In the Jones case, the United States Supreme Court clearly pointed out the conflict which necessarily arises from such a contention by the government. The court states in 362 U.S. 257, 263, "Petitioner's conviction flows from his possession of the narcotics at the time of the search. Yet the fruits of that search, upon which the conviction depends, were admitted into evidence on the ground that petitioner did not have possession of the narcotics at that time. The prosecution here thus subjected the defendant to the penalties meted out to one in lawless possession while refusing him the remedies designed for one in that situation. It is not consonant with the amenities, to put it mildly, of the administration of criminal justice to sanction such squarely contradictory assertions of power by the Government."

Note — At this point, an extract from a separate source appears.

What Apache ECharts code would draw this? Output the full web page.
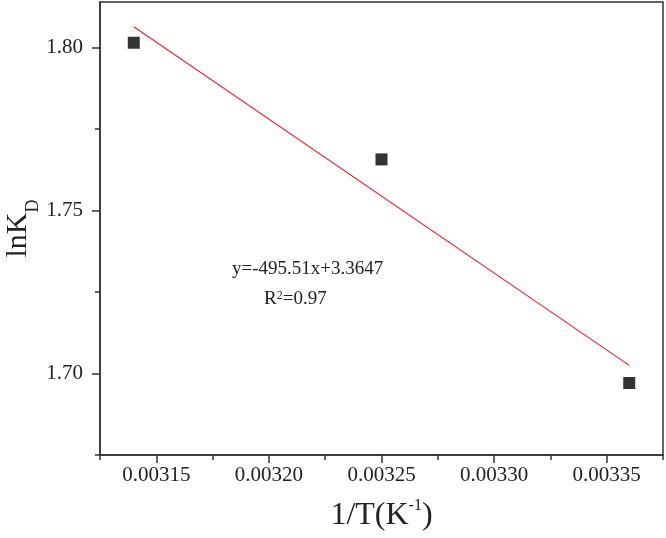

It is apparent that the conflict which is present in cases such as Jones and Mayo is not present here because the People are not here charging the defendants with possession of any articles taken in the search. The charge in the indictment is armed robbery and the articles allegedly taken in the search are only evidence of the defendant's guilt of that crime. Furthermore, in the present case the defendants denied that the articles were taken from them and claimed that they were found some distance away from them, at a place where they had never been. The contradictory position in the present case is not based upon any claim by the People, but is taken by the defendants themselves, for it is clearly contradictory for the defendants to deny that they ever possessed the articles and at the same time claim that the articles were taken from them through an illegal search. For the reasons stated herein we are of the opinion that the trial court properly held that the defendants lacked standing to raise the question of an *198 illegal search. We, therefore, find it unnecessary to consider the circumstances of the search.
The judgment of the criminal court of Cook County is affirmed.